# Required work
Word for word, transcribe the lines below and drop the pictures.

________________________________________

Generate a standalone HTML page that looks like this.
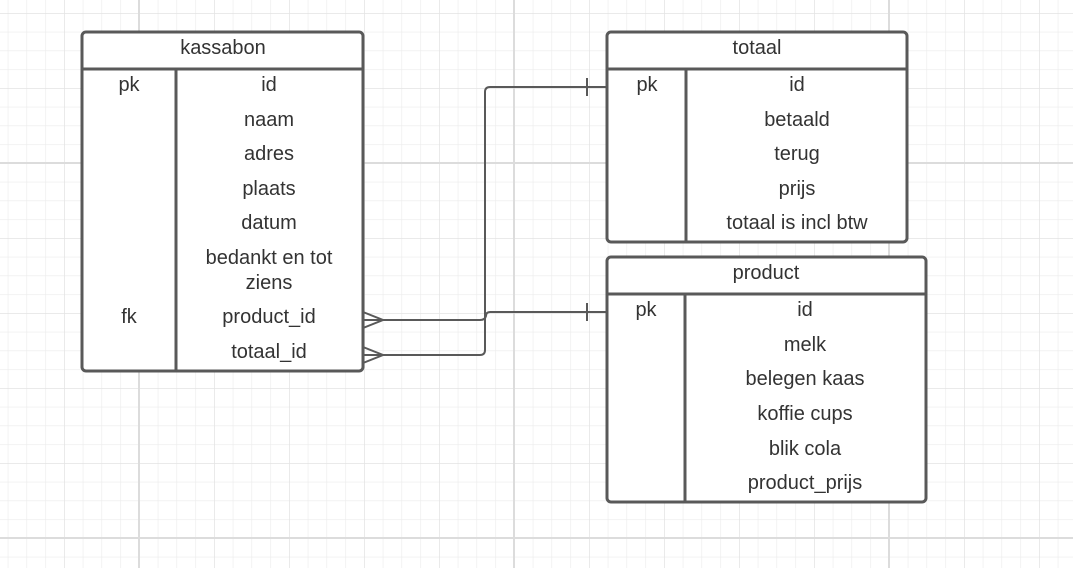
<!DOCTYPE html>
<html><head><meta charset="utf-8"><style>
body{margin:0;background:#fff;}
svg{display:block}
text{font-family:"Liberation Sans",sans-serif;font-size:20px;fill:#333;text-anchor:middle}
</style></head><body>
<svg width="1073" height="568" viewBox="0 0 1073 568">
<defs>
<pattern id="g" x="7.75" y="13" width="18.75" height="18.75" patternUnits="userSpaceOnUse">
<path d="M0 0H18.75M0 0V18.75" stroke="#ebebeb" stroke-width="1.2" fill="none"/>
</pattern>
<pattern id="m" x="64" y="13" width="75" height="75" patternUnits="userSpaceOnUse">
<path d="M0 0H75M0 0V75" stroke="#e4e4e4" stroke-width="1.5" fill="none"/>
</pattern>
</defs>
<rect width="1073" height="568" fill="url(#g)"/>
<rect width="1073" height="568" fill="url(#m)"/>
<g stroke="#dcdcdc" stroke-width="2"><path d="M139 0V568M514 0V568M889 0V568M0 163H1073M0 538H1073"/></g>

<g fill="#fff" stroke="#595959" stroke-width="3">
<rect x="82" y="32" width="281" height="339" rx="4"/>
<path d="M82 69H363M176 69V371"/>
<rect x="607" y="32" width="300" height="210" rx="4"/>
<path d="M607 69H907M686 69V242"/>
<rect x="607" y="257" width="319" height="245" rx="4"/>
<path d="M607 294H926M685 294V502"/>
</g>

<g fill="none" stroke="#595959" stroke-width="2">
<path d="M607 87H490Q485 87 485 92V350Q485 355 480 355H363"/>
<path d="M607 312H490Q486 312 486 316Q485 320 480 320H363"/>
<path d="M587 78V96M587 303V321"/>
<path d="M363 312L383 320L363 328M363 347L383 355L363 363"/>
</g>

<text x="223" y="54">kassabon</text>
<text x="129" y="91">pk</text>
<text x="129" y="323">fk</text>
<text x="269" y="91">id</text>
<text x="269" y="126">naam</text>
<text x="269" y="160">adres</text>
<text x="269" y="195">plaats</text>
<text x="269" y="229">datum</text>
<text x="269" y="264">bedankt en tot</text>
<text x="269" y="289">ziens</text>
<text x="269" y="323">product_id</text>
<text x="269" y="358">totaal_id</text>

<text x="757" y="54">totaal</text>
<text x="647" y="91">pk</text>
<text x="797" y="91">id</text>
<text x="797" y="126">betaald</text>
<text x="797" y="160">terug</text>
<text x="797" y="195">prijs</text>
<text x="797" y="229">totaal is incl btw</text>

<text x="766" y="279">product</text>
<text x="646" y="316">pk</text>
<text x="805" y="316">id</text>
<text x="805" y="351">melk</text>
<text x="805" y="385">belegen kaas</text>
<text x="805" y="420">koffie cups</text>
<text x="805" y="455">blik cola</text>
<text x="805" y="489">product_prijs</text>
</svg>
</body></html>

________________________________________

# Solution to the problem
Generate a standalone HTML page that looks like this.
<!DOCTYPE html>
<html><head><meta charset="utf-8"><style>
body{margin:0;background:#fff;}
svg{display:block}
text{font-family:"Liberation Sans",sans-serif;font-size:20px;fill:#333;text-anchor:middle}
</style></head><body>
<svg width="1073" height="568" viewBox="0 0 1073 568">
<defs>
<pattern id="g" x="7.75" y="13" width="18.75" height="18.75" patternUnits="userSpaceOnUse">
<path d="M0 0H18.75M0 0V18.75" stroke="#ebebeb" stroke-width="1.2" fill="none"/>
</pattern>
<pattern id="m" x="64" y="13" width="75" height="75" patternUnits="userSpaceOnUse">
<path d="M0 0H75M0 0V75" stroke="#e4e4e4" stroke-width="1.5" fill="none"/>
</pattern>
</defs>
<rect width="1073" height="568" fill="url(#g)"/>
<rect width="1073" height="568" fill="url(#m)"/>
<g stroke="#dcdcdc" stroke-width="2"><path d="M139 0V568M514 0V568M889 0V568M0 163H1073M0 538H1073"/></g>

<g fill="#fff" stroke="#595959" stroke-width="3">
<rect x="82" y="32" width="281" height="339" rx="4"/>
<path d="M82 69H363M176 69V371"/>
<rect x="607" y="32" width="300" height="210" rx="4"/>
<path d="M607 69H907M686 69V242"/>
<rect x="607" y="257" width="319" height="245" rx="4"/>
<path d="M607 294H926M685 294V502"/>
</g>

<g fill="none" stroke="#595959" stroke-width="2">
<path d="M607 87H490Q485 87 485 92V350Q485 355 480 355H363"/>
<path d="M607 312H490Q486 312 486 316Q485 320 480 320H363"/>
<path d="M587 78V96M587 303V321"/>
<path d="M363 312L383 320L363 328M363 347L383 355L363 363"/>
</g>

<text x="223" y="54">kassabon</text>
<text x="129" y="91">pk</text>
<text x="129" y="323">fk</text>
<text x="269" y="91">id</text>
<text x="269" y="126">naam</text>
<text x="269" y="160">adres</text>
<text x="269" y="195">plaats</text>
<text x="269" y="229">datum</text>
<text x="269" y="264">bedankt en tot</text>
<text x="269" y="289">ziens</text>
<text x="269" y="323">product_id</text>
<text x="269" y="358">totaal_id</text>

<text x="757" y="54">totaal</text>
<text x="647" y="91">pk</text>
<text x="797" y="91">id</text>
<text x="797" y="126">betaald</text>
<text x="797" y="160">terug</text>
<text x="797" y="195">prijs</text>
<text x="797" y="229">totaal is incl btw</text>

<text x="766" y="279">product</text>
<text x="646" y="316">pk</text>
<text x="805" y="316">id</text>
<text x="805" y="351">melk</text>
<text x="805" y="385">belegen kaas</text>
<text x="805" y="420">koffie cups</text>
<text x="805" y="455">blik cola</text>
<text x="805" y="489">product_prijs</text>
</svg>
</body></html>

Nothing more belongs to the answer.